Icepack | Dec. 26-Jan. 2

Actor Adam Driver
DeNiro’s next movie in Philly, Stallone scaring kids and Adam Driver is allegedly intimidated by WHYY’s Terri Gross. Just a sampling of this week’s Icepack. | Image: Wikimedia Commons

You know what Christmas is most filled with, beyond corporate greed, egg nog come to and the portent of sugar-rushing comas, and old fat men who need the extra money playing cutesy with your kid, but it’s OK because he’s wearing a Santa hat? 

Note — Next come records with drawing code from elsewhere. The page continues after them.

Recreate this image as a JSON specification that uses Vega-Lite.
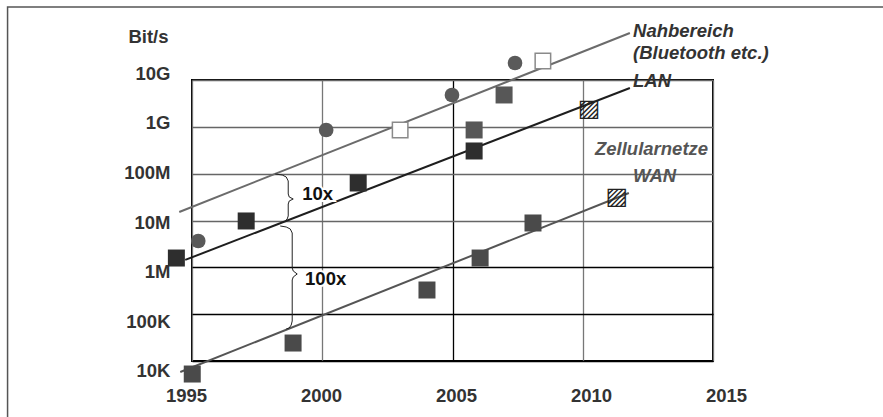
{
  "$schema": "https://vega.github.io/schema/vega-lite/v6.json",
  "width": 521,
  "height": 281,
  "autosize": {"type": "none"},
  "padding": {"left": 192, "top": 80, "right": 170, "bottom": 56},
  "background": "white",
  "config": {
    "view": {"stroke": "#000000", "strokeWidth": 2},
    "axis": {
      "domain": false,
      "ticks": false,
      "labelFlush": false,
      "labelOverlap": false,
      "labelFont": "Liberation Sans",
      "labelFontWeight": "bold",
      "labelFontSize": 18.5,
      "labelColor": "#333333",
      "titleFont": "Liberation Sans",
      "titleFontWeight": "bold",
      "titleFontSize": 18.5,
      "titleColor": "#333333",
      "gridOpacity": 1,
      "gridWidth": 1.3
    }
  },
  "datasets": {
    "points": [
      {"type": "circle", "year": 1995.24, "bps": 3650000},
      {"type": "circle", "year": 2000.15, "bps": 857000000},
      {"type": "circle", "year": 2004.98, "bps": 4790000000},
      {"type": "circle", "year": 2007.40, "bps": 23100000000},
      {"type": "open", "year": 2002.99, "bps": 857000000},
      {"type": "open", "year": 2008.47, "bps": 25500000000},
      {"type": "lan", "year": 1994.40, "bps": 1580000},
      {"type": "lan", "year": 1997.08, "bps": 9770000},
      {"type": "lan", "year": 2001.38, "bps": 63200000},
      {"type": "lan", "year": 2005.83, "bps": 305000000},
      {"type": "gray", "year": 2005.83, "bps": 857000000},
      {"type": "gray", "year": 2006.98, "bps": 4790000000},
      {"type": "wan", "year": 1995.01, "bps": 5270},
      {"type": "wan", "year": 1998.88, "bps": 24200},
      {"type": "wan", "year": 2004.02, "bps": 328000},
      {"type": "wan", "year": 2006.06, "bps": 1580000},
      {"type": "wan", "year": 2008.09, "bps": 8850000},
      {"type": "hatched", "year": 2010.24, "bps": 2400000000},
      {"type": "hatched", "year": 2011.31, "bps": 31800000}
    ],
    "trends": [
      {"series": "Nahbereich", "year": 1994.51, "bps": 15200000},
      {"series": "Nahbereich", "year": 2011.81, "bps": 101000000000},
      {"series": "LAN", "year": 1994.74, "bps": 1440000},
      {"series": "LAN", "year": 2011.81, "bps": 6760000000},
      {"series": "WAN", "year": 1994.55, "bps": 5820},
      {"series": "WAN", "year": 2011.77, "bps": 38700000}
    ],
    "braces": [
      {"brace": "10x", "order": 1, "year": 1998.195, "bps": 98400000},
      {"brace": "10x", "order": 2, "year": 1998.464, "bps": 93700000},
      {"brace": "10x", "order": 3, "year": 1998.617, "bps": 84900000},
      {"brace": "10x", "order": 4, "year": 1998.694, "bps": 69800000},
      {"brace": "10x", "order": 5, "year": 1998.694, "bps": 36800000},
      {"brace": "10x", "order": 6, "year": 1998.732, "bps": 31800000},
      {"brace": "10x", "order": 7, "year": 1998.886, "bps": 28800000},
      {"brace": "10x", "order": 8, "year": 1998.732, "bps": 26100000},
      {"brace": "10x", "order": 9, "year": 1998.694, "bps": 22500000},
      {"brace": "10x", "order": 10, "year": 1998.694, "bps": 12500000},
      {"brace": "10x", "order": 11, "year": 1998.655, "bps": 10800000},
      {"brace": "10x", "order": 12, "year": 1998.578, "bps": 9770000},
      {"brace": "100x", "order": 1, "year": 1998.387, "bps": 7640000},
      {"brace": "100x", "order": 2, "year": 1998.617, "bps": 7270000},
      {"brace": "100x", "order": 3, "year": 1998.771, "bps": 6590000},
      {"brace": "100x", "order": 4, "year": 1998.847, "bps": 5410000},
      {"brace": "100x", "order": 5, "year": 1998.847, "bps": 968000},
      {"brace": "100x", "order": 6, "year": 1998.886, "bps": 836000},
      {"brace": "100x", "order": 7, "year": 1999.039, "bps": 721000},
      {"brace": "100x", "order": 8, "year": 1998.886, "bps": 622000},
      {"brace": "100x", "order": 9, "year": 1998.847, "bps": 537000},
      {"brace": "100x", "order": 10, "year": 1998.847, "bps": 71500},
      {"brace": "100x", "order": 11, "year": 1998.809, "bps": 58700},
      {"brace": "100x", "order": 12, "year": 1998.732, "bps": 50700},
      {"brace": "100x", "order": 13, "year": 1998.617, "bps": 48200}
    ],
    "labels": [
      {"group": "short", "text": "Nahbereich", "year": 2011.93, "bps": 83000000000},
      {"group": "short", "text": "(Bluetooth etc.)", "year": 2011.93, "bps": 27700000000},
      {"group": "short", "text": "LAN", "year": 2011.93, "bps": 7000000000},
      {"group": "cell", "text": "Zellularnetze", "year": 2010.47, "bps": 251000000},
      {"group": "cell", "text": "WAN", "year": 2011.93, "bps": 66400000},
      {"group": "factor", "text": "10x", "year": 1999.23, "bps": 27400000},
      {"group": "factor", "text": "100x", "year": 1999.34, "bps": 420000}
    ],
    "border": [
      {"x1": 1987.92, "x2": 2025, "y1": 362000000000, "y2": 400}
    ]
  },
  "encoding": {
    "x": {
      "field": "year",
      "type": "quantitative",
      "scale": {"domain": [1995, 2015], "zero": false, "nice": false},
      "axis": {
        "title": null,
        "values": [1995, 2000, 2005, 2010, 2015],
        "format": "d",
        "labelPadding": 25,
        "labelOffset": {"expr": "(datum.value - 2005) * 0.95 + 3.5"},
        "grid": true,
        "gridColor": {"condition": {"test": "datum.value == 2005", "value": "#000000"}, "value": "#777777"}
      }
    },
    "y": {
      "field": "bps",
      "type": "quantitative",
      "scale": {"type": "log", "domain": [10000, 10000000000], "nice": false},
      "axis": {
        "title": "Bit/s",
        "titleAngle": 0,
        "titleAlign": "right",
        "titleBaseline": "alphabetic",
        "titleX": -24,
        "titleY": -38,
        "values": [10000, 100000, 1000000, 10000000, 100000000, 1000000000, 10000000000],
        "labelExpr": "{'10000':'10K','100000':'100K','1000000':'1M','10000000':'10M','100000000':'100M','1000000000':'1G','10000000000':'10G'}[format(datum.value, 'd')]",
        "labelPadding": 22,
        "labelOffset": {"expr": "(7 - log(datum.value) / LN10) * 2.67 + 1.5"},
        "grid": true,
        "gridColor": {"condition": {"test": "datum.value <= 1000000", "value": "#000000"}, "value": "#666666"}
      }
    }
  },
  "layer": [
    {
      "data": {"name": "border"},
      "mark": {"type": "rect", "fill": null, "stroke": "#555555", "strokeWidth": 1.5},
      "encoding": {
        "x": {"field": "x1", "type": "quantitative"},
        "x2": {"field": "x2"},
        "y": {"field": "y1", "type": "quantitative"},
        "y2": {"field": "y2"}
      }
    },
    {
      "data": {"name": "trends"},
      "mark": {"type": "line", "strokeWidth": 2},
      "encoding": {
        "color": {
          "field": "series",
          "type": "nominal",
          "scale": {"domain": ["Nahbereich", "LAN", "WAN"], "range": ["#6b6b6b", "#1e1e1e", "#555555"]},
          "legend": null
        }
      }
    },
    {
      "data": {"name": "braces"},
      "mark": {"type": "line", "strokeWidth": 1, "color": "#222222"},
      "encoding": {
        "detail": {"field": "brace", "type": "nominal"},
        "order": {"field": "order", "type": "quantitative"}
      }
    },
    {
      "data": {"name": "points"},
      "transform": [{"filter": "datum.type == 'circle'"}],
      "mark": {"type": "point", "shape": "circle", "filled": true, "size": 215, "color": "#5a5a5a", "opacity": 1}
    },
    {
      "data": {"name": "points"},
      "transform": [{"filter": "datum.type == 'open'"}],
      "mark": {"type": "point", "shape": "square", "filled": true, "size": 240, "fill": "#ffffff", "stroke": "#8a8a8a", "strokeWidth": 1.5, "opacity": 1}
    },
    {
      "data": {"name": "points"},
      "transform": [{"filter": "datum.type == 'lan'"}],
      "mark": {"type": "point", "shape": "square", "filled": true, "size": 289, "color": "#2e2e2e", "opacity": 1}
    },
    {
      "data": {"name": "points"},
      "transform": [{"filter": "datum.type == 'gray'"}],
      "mark": {"type": "point", "shape": "square", "filled": true, "size": 289, "color": "#575757", "opacity": 1}
    },
    {
      "data": {"name": "points"},
      "transform": [{"filter": "datum.type == 'wan'"}],
      "mark": {"type": "point", "shape": "square", "filled": true, "size": 289, "color": "#4a4a4a", "opacity": 1}
    },
    {
      "data": {"name": "points"},
      "transform": [{"filter": "datum.type == 'hatched'"}],
      "mark": {"type": "text", "text": "▨", "font": "DejaVu Sans", "fontSize": 24, "align": "center", "baseline": "middle", "color": "#222222"}
    },
    {
      "data": {"name": "labels"},
      "transform": [{"filter": "datum.group == 'short'"}],
      "mark": {"type": "text", "align": "left", "baseline": "alphabetic", "font": "Liberation Sans", "fontSize": 18.5, "fontWeight": "bold", "fontStyle": "italic", "color": "#333333"},
      "encoding": {"text": {"field": "text"}}
    },
    {
      "data": {"name": "labels"},
      "transform": [{"filter": "datum.group == 'cell'"}],
      "mark": {"type": "text", "align": "left", "baseline": "alphabetic", "font": "Liberation Sans", "fontSize": 18.5, "fontWeight": "bold", "fontStyle": "italic", "color": "#555555"},
      "encoding": {"text": {"field": "text"}}
    },
    {
      "data": {"name": "labels"},
      "transform": [{"filter": "datum.group == 'factor'"}],
      "mark": {"type": "text", "align": "left", "baseline": "alphabetic", "font": "Liberation Sans", "fontSize": 18.5, "fontWeight": "bold", "color": "#ffffff", "stroke": "#ffffff", "strokeWidth": 4},
      "encoding": {"text": {"field": "text"}}
    },
    {
      "data": {"name": "labels"},
      "transform": [{"filter": "datum.group == 'factor'"}],
      "mark": {"type": "text", "align": "left", "baseline": "alphabetic", "font": "Liberation Sans", "fontSize": 18.5, "fontWeight": "bold", "color": "#111111"},
      "encoding": {"text": {"field": "text"}}
    }
  ]
}
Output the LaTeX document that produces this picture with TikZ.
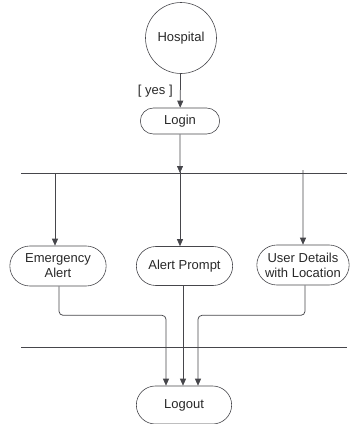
\documentclass[tikz,border=0pt]{standalone}
\usepackage{fontspec}
\setmainfont{Liberation Sans}
\usepackage{tikz}
\usetikzlibrary{shapes.misc, arrows.meta}
\definecolor{linegray}{RGB}{70, 70, 75}
\definecolor{textdark}{RGB}{40, 40, 40}

\begin{document}
\begin{tikzpicture}[
        x=1pt, y=-1pt,
        start/.style={circle, draw=linegray, line width=0.6pt, minimum size=71pt, text=textdark, font=\fontsize{13}{15}\selectfont},
        activity/.style={rounded rectangle, draw=linegray, line width=0.6pt, minimum width=102pt, minimum height=39pt, text=textdark, align=center, font=\fontsize{13}{15}\selectfont},
        flow/.style={-{Triangle[length=7pt, width=6pt]}, line width=0.75pt, color=linegray},
        bar/.style={line width=0.75pt, color=linegray}
    ]
    \useasboundingbox (0,0) rectangle (352,424);

    % Start and login
    \node[start] (hospital) at (181, 38) {Hospital};
    \node[activity, minimum width=86pt, minimum height=26pt] (login) at (180, 121) {Login};

    % Fork and join bars
    \coordinate (fork_l) at (21, 173);
    \coordinate (fork_r) at (347, 173);
    \coordinate (join_l) at (21, 347);
    \coordinate (join_r) at (347, 347);
    \coordinate (fork_a) at (55, 173);
    \coordinate (fork_c) at (303, 170);

    % Activities
    \node[activity, minimum width=103pt, minimum height=40pt] (emergency) at (58, 266) {Emergency\\ Alert};
    \node[activity, minimum width=103pt] (prompt) at (184.5, 266) {Alert Prompt};
    \node[activity, minimum width=99pt, minimum height=40pt] (details) at (303, 265) {User Details\\ with Location};
    \node[activity, minimum height=38pt] (logout) at (184, 405) {Logout};

    % Bars
    \draw[bar] (fork_l) -- (fork_r);
    \draw[bar] (join_l) -- (join_r);

    % Flows
    \draw[flow] (hospital) -- node[left, pos=0.5, xshift=-4pt, text=textdark, font=\fontsize{13}{15}\selectfont] {[ yes ]} (login);
    \draw[flow] (login) -- (login |- fork_l);
    \draw[flow] (fork_a) -- (fork_a |- emergency.north);
    \draw[flow] (prompt.north -| login) ++(0,-74) -- (prompt.north -| login);
    \draw[flow] (fork_c) -- (details);

    % Join flows
    \draw[flow, rounded corners=4pt] ([xshift=1pt]emergency.south) -- ++(0, 29) -| ([xshift=-18pt]logout.north);
    \draw[flow] ([xshift=-1.5pt]prompt.south) -- ([xshift=-1pt]logout.north);
    \draw[flow, rounded corners=4pt] ([xshift=2pt]details.south) -- ++(0, 30) -| ([xshift=14pt]logout.north);

\end{tikzpicture}
\end{document}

Italians. Sure, Catholics come in different stripes and nationalities, and most of you don’t care for any of us. And yet, you can’t have a Philly Christmas without older Italian cats smoking chewed up De Nobilis, telling you what was wrong with “The Irishman,” or younger ones getting juiced up at NOTO or crying about getting dimed out for being caught cheating via Instagram right before the holiday. 

I love those people. They’re my people. And, while there’s no weirder sign of Italian-ness than having Sylvester Stallone appear at Philly’s Art Museum steps, next to his Rocky statue, with the promise/threat of something new – see Facebook’s first scheduled Super Bowl ad featuring Sly recreating his “Rocky” run. 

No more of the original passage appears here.